## Exercise instructions
Repeat the material verbatim. Images are excluded from the copy.

## Dataset section

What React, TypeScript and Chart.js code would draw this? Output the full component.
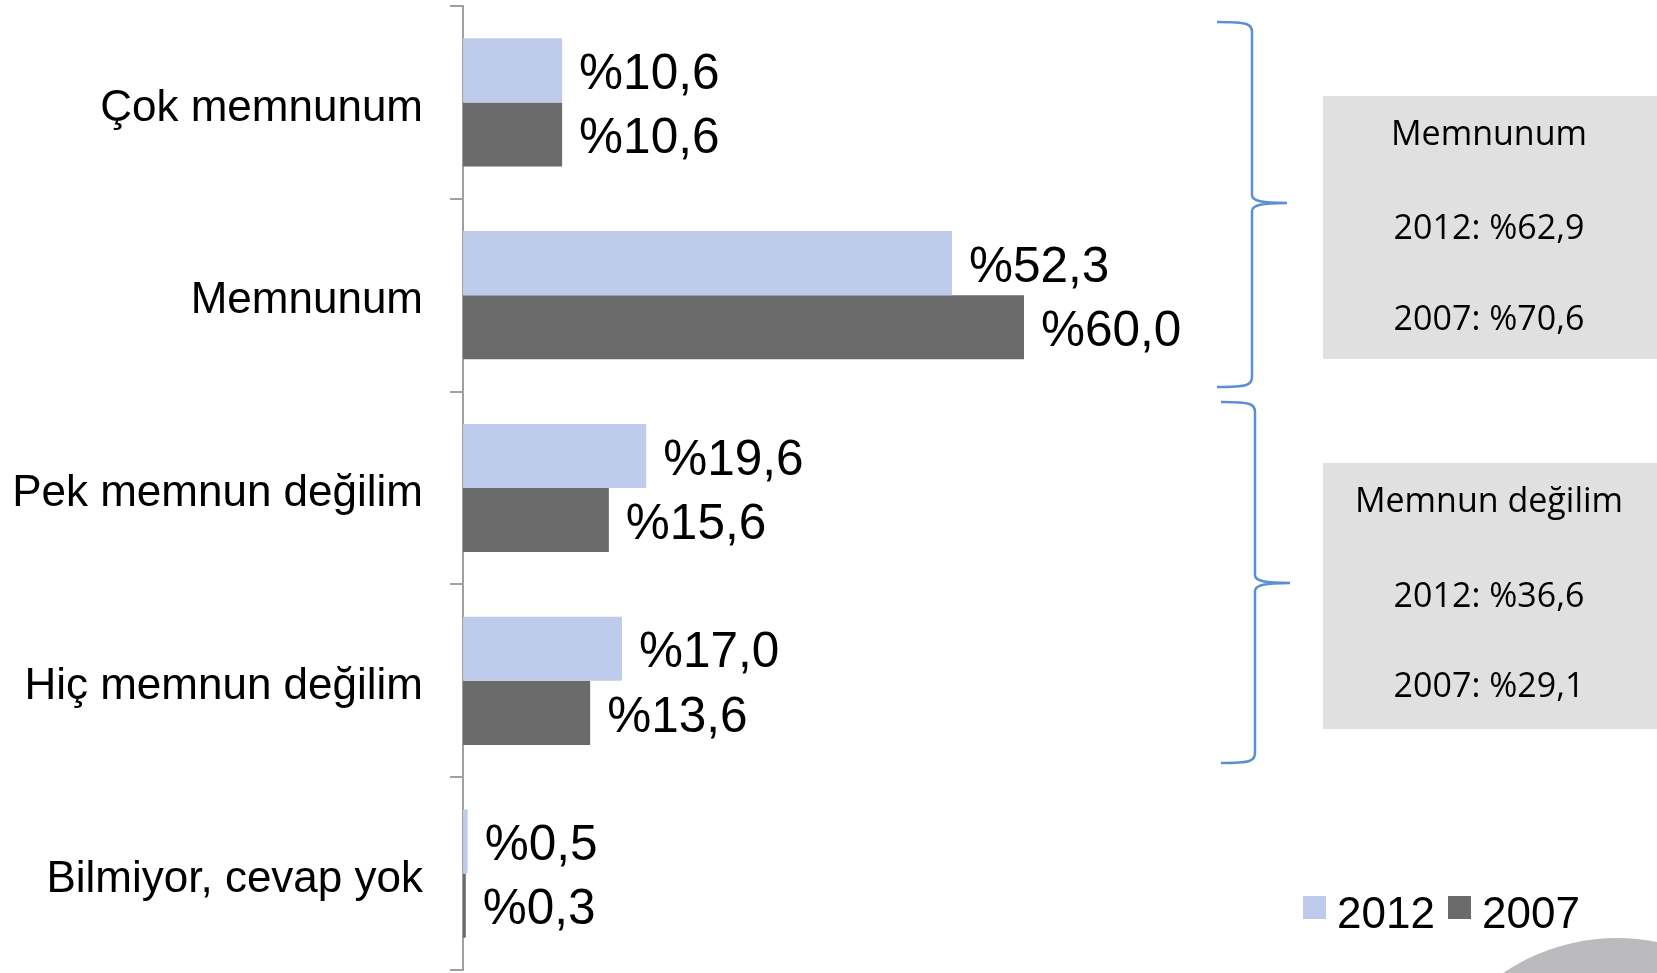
import React, { useEffect, useRef } from "react";
import { Chart, registerables } from "chart.js";

Chart.register(...registerables);

const categories = ["Çok memnunum", "Memnunum", "Pek memnun değilim", "Hiç memnun değilim", "Bilmiyor, cevap yok"];
const values2012 = [10.6, 52.3, 19.6, 17.0, 0.5];
const values2007 = [10.6, 60.0, 15.6, 13.6, 0.3];
const seriesLabels = ["2012", "2007"];
const seriesColors = ["#BECBEA", "#6B6B6B"];
const groupTitles = ["Memnunum", "Memnun değilim"];
const groupTotals2012 = [62.9, 36.6];
const groupTotals2007 = [70.6, 29.1];

const fmt = (v: number) => "%" + v.toFixed(1).replace(".", ",");

const ARIAL = "'Liberation Sans', Arial, sans-serif";
const SANS = "'Open Sans', 'Noto Sans', sans-serif";

function drawBrace(ctx: CanvasRenderingContext2D, xL: number, xV: number, yT: number, yM: number, yB: number, xTip: number) {
  ctx.beginPath();
  ctx.moveTo(xL, yT);
  ctx.bezierCurveTo(xV - 4, yT, xV, yT + 2, xV, yT + 10);
  ctx.lineTo(xV, yM - 8);
  ctx.bezierCurveTo(xV, yM - 2, xV + 10, yM, xTip, yM);
  ctx.moveTo(xTip, yM);
  ctx.bezierCurveTo(xV + 10, yM, xV, yM + 2, xV, yM + 8);
  ctx.lineTo(xV, yB - 10);
  ctx.bezierCurveTo(xV, yB - 2, xV - 4, yB, xL, yB);
  ctx.stroke();
}

const overlayPlugin = {
  id: "overlay",
  beforeDraw(chart: any) {
    const ctx = chart.ctx as CanvasRenderingContext2D;
    ctx.save();
    ctx.fillStyle = "#BBBBBD";
    ctx.beginPath();
    ctx.arc(1617, 1141, 203, 0, Math.PI * 2);
    ctx.fill();
    ctx.restore();
  },
  afterDatasetsDraw(chart: any) {
    const ctx = chart.ctx as CanvasRenderingContext2D;
    ctx.save();
    ctx.font = `49.5px ${ARIAL}`;
    ctx.fillStyle = "#000";
    ctx.textAlign = "left";
    ctx.textBaseline = "middle";
    chart.data.datasets.forEach((ds: any, di: number) => {
      const meta = chart.getDatasetMeta(di);
      meta.data.forEach((bar: any, i: number) => {
        ctx.fillText(fmt(ds.data[i]), bar.x + 17, bar.y + 5);
      });
    });

    ctx.strokeStyle = "#5B8FD4";
    ctx.lineWidth = 2.5;
    drawBrace(ctx, 1217, 1252, 22, 203, 387, 1287);
    drawBrace(ctx, 1221, 1255, 402, 583, 763, 1290);

    const boxes = [
      { x: 1323, y: 96, w: 334, h: 263, ys: [135, 229, 320] },
      { x: 1323, y: 463, w: 334, h: 266, ys: [502, 597, 687] },
    ];
    boxes.forEach((b, i) => {
      ctx.fillStyle = "#E0E0E0";
      ctx.fillRect(b.x, b.y, b.w, b.h);
      ctx.fillStyle = "#000";
      ctx.font = `34px ${SANS}`;
      ctx.textAlign = "center";
      ctx.textBaseline = "middle";
      const cx = 1489;
      ctx.fillText(groupTitles[i], cx, b.ys[0]);
      ctx.fillText(`${seriesLabels[0]}: ${fmt(groupTotals2012[i])}`, cx, b.ys[1]);
      ctx.fillText(`${seriesLabels[1]}: ${fmt(groupTotals2007[i])}`, cx, b.ys[2]);
    });

    const legendX = [1303, 1448];
    ctx.font = `44px ${ARIAL}`;
    ctx.textAlign = "left";
    ctx.textBaseline = "alphabetic";
    seriesLabels.forEach((lab, i) => {
      ctx.fillStyle = seriesColors[i];
      ctx.fillRect(legendX[i], 896, 23, 23);
      ctx.fillStyle = "#000";
      ctx.fillText(lab, legendX[i] + 34, 928);
    });
    ctx.restore();
  },
};

export default function App() {
  const ref = useRef<HTMLCanvasElement | null>(null);
  useEffect(() => {
    document.body.style.margin = "0";
    document.body.style.overflow = "hidden";
    if (!ref.current) return;
    const chart = new Chart(ref.current, {
      type: "bar",
      data: {
        labels: categories,
        datasets: [
          { label: seriesLabels[0], data: values2012, backgroundColor: seriesColors[0], categoryPercentage: 0.665, barPercentage: 1 },
          { label: seriesLabels[1], data: values2007, backgroundColor: seriesColors[1], categoryPercentage: 0.665, barPercentage: 1 },
        ],
      },
      options: {
        indexAxis: "y",
        responsive: true,
        maintainAspectRatio: false,
        animation: false,
        layout: { padding: { top: 6, bottom: 3, left: 0, right: 259 } },
        plugins: { legend: { display: false }, tooltip: { enabled: false } },
        scales: {
          x: { display: false, min: 0, max: 100 },
          y: {
            afterFit: (scale: any) => {
              scale.width = 463;
              scale.paddingTop = 0;
              scale.paddingBottom = 0;
            },
            grid: { drawOnChartArea: false, tickLength: 13, color: "#A0A0A0", lineWidth: 2 },
            border: { color: "#A0A0A0", width: 2 },
            ticks: { font: { family: ARIAL, size: 44 }, color: "#000", padding: 27, labelOffset: 6 },
          },
        },
      },
      plugins: [overlayPlugin],
    });
    return () => chart.destroy();
  }, []);
  return (
    <div style={{ width: 1657, height: 973, position: "relative", background: "#fff" }}>
      <canvas ref={ref} />
    </div>
  );
}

## Response to this task
What React, TypeScript and Chart.js code would draw this? Output the full component.
import React, { useEffect, useRef } from "react";
import { Chart, registerables } from "chart.js";

Chart.register(...registerables);

const categories = ["Çok memnunum", "Memnunum", "Pek memnun değilim", "Hiç memnun değilim", "Bilmiyor, cevap yok"];
const values2012 = [10.6, 52.3, 19.6, 17.0, 0.5];
const values2007 = [10.6, 60.0, 15.6, 13.6, 0.3];
const seriesLabels = ["2012", "2007"];
const seriesColors = ["#BECBEA", "#6B6B6B"];
const groupTitles = ["Memnunum", "Memnun değilim"];
const groupTotals2012 = [62.9, 36.6];
const groupTotals2007 = [70.6, 29.1];

const fmt = (v: number) => "%" + v.toFixed(1).replace(".", ",");

const ARIAL = "'Liberation Sans', Arial, sans-serif";
const SANS = "'Open Sans', 'Noto Sans', sans-serif";

function drawBrace(ctx: CanvasRenderingContext2D, xL: number, xV: number, yT: number, yM: number, yB: number, xTip: number) {
  ctx.beginPath();
  ctx.moveTo(xL, yT);
  ctx.bezierCurveTo(xV - 4, yT, xV, yT + 2, xV, yT + 10);
  ctx.lineTo(xV, yM - 8);
  ctx.bezierCurveTo(xV, yM - 2, xV + 10, yM, xTip, yM);
  ctx.moveTo(xTip, yM);
  ctx.bezierCurveTo(xV + 10, yM, xV, yM + 2, xV, yM + 8);
  ctx.lineTo(xV, yB - 10);
  ctx.bezierCurveTo(xV, yB - 2, xV - 4, yB, xL, yB);
  ctx.stroke();
}

const overlayPlugin = {
  id: "overlay",
  beforeDraw(chart: any) {
    const ctx = chart.ctx as CanvasRenderingContext2D;
    ctx.save();
    ctx.fillStyle = "#BBBBBD";
    ctx.beginPath();
    ctx.arc(1617, 1141, 203, 0, Math.PI * 2);
    ctx.fill();
    ctx.restore();
  },
  afterDatasetsDraw(chart: any) {
    const ctx = chart.ctx as CanvasRenderingContext2D;
    ctx.save();
    ctx.font = `49.5px ${ARIAL}`;
    ctx.fillStyle = "#000";
    ctx.textAlign = "left";
    ctx.textBaseline = "middle";
    chart.data.datasets.forEach((ds: any, di: number) => {
      const meta = chart.getDatasetMeta(di);
      meta.data.forEach((bar: any, i: number) => {
        ctx.fillText(fmt(ds.data[i]), bar.x + 17, bar.y + 5);
      });
    });

    ctx.strokeStyle = "#5B8FD4";
    ctx.lineWidth = 2.5;
    drawBrace(ctx, 1217, 1252, 22, 203, 387, 1287);
    drawBrace(ctx, 1221, 1255, 402, 583, 763, 1290);

    const boxes = [
      { x: 1323, y: 96, w: 334, h: 263, ys: [135, 229, 320] },
      { x: 1323, y: 463, w: 334, h: 266, ys: [502, 597, 687] },
    ];
    boxes.forEach((b, i) => {
      ctx.fillStyle = "#E0E0E0";
      ctx.fillRect(b.x, b.y, b.w, b.h);
      ctx.fillStyle = "#000";
      ctx.font = `34px ${SANS}`;
      ctx.textAlign = "center";
      ctx.textBaseline = "middle";
      const cx = 1489;
      ctx.fillText(groupTitles[i], cx, b.ys[0]);
      ctx.fillText(`${seriesLabels[0]}: ${fmt(groupTotals2012[i])}`, cx, b.ys[1]);
      ctx.fillText(`${seriesLabels[1]}: ${fmt(groupTotals2007[i])}`, cx, b.ys[2]);
    });

    const legendX = [1303, 1448];
    ctx.font = `44px ${ARIAL}`;
    ctx.textAlign = "left";
    ctx.textBaseline = "alphabetic";
    seriesLabels.forEach((lab, i) => {
      ctx.fillStyle = seriesColors[i];
      ctx.fillRect(legendX[i], 896, 23, 23);
      ctx.fillStyle = "#000";
      ctx.fillText(lab, legendX[i] + 34, 928);
    });
    ctx.restore();
  },
};

export default function App() {
  const ref = useRef<HTMLCanvasElement | null>(null);
  useEffect(() => {
    document.body.style.margin = "0";
    document.body.style.overflow = "hidden";
    if (!ref.current) return;
    const chart = new Chart(ref.current, {
      type: "bar",
      data: {
        labels: categories,
        datasets: [
          { label: seriesLabels[0], data: values2012, backgroundColor: seriesColors[0], categoryPercentage: 0.665, barPercentage: 1 },
          { label: seriesLabels[1], data: values2007, backgroundColor: seriesColors[1], categoryPercentage: 0.665, barPercentage: 1 },
        ],
      },
      options: {
        indexAxis: "y",
        responsive: true,
        maintainAspectRatio: false,
        animation: false,
        layout: { padding: { top: 6, bottom: 3, left: 0, right: 259 } },
        plugins: { legend: { display: false }, tooltip: { enabled: false } },
        scales: {
          x: { display: false, min: 0, max: 100 },
          y: {
            afterFit: (scale: any) => {
              scale.width = 463;
              scale.paddingTop = 0;
              scale.paddingBottom = 0;
            },
            grid: { drawOnChartArea: false, tickLength: 13, color: "#A0A0A0", lineWidth: 2 },
            border: { color: "#A0A0A0", width: 2 },
            ticks: { font: { family: ARIAL, size: 44 }, color: "#000", padding: 27, labelOffset: 6 },
          },
        },
      },
      plugins: [overlayPlugin],
    });
    return () => chart.destroy();
  }, []);
  return (
    <div style={{ width: 1657, height: 973, position: "relative", background: "#fff" }}>
      <canvas ref={ref} />
    </div>
  );
}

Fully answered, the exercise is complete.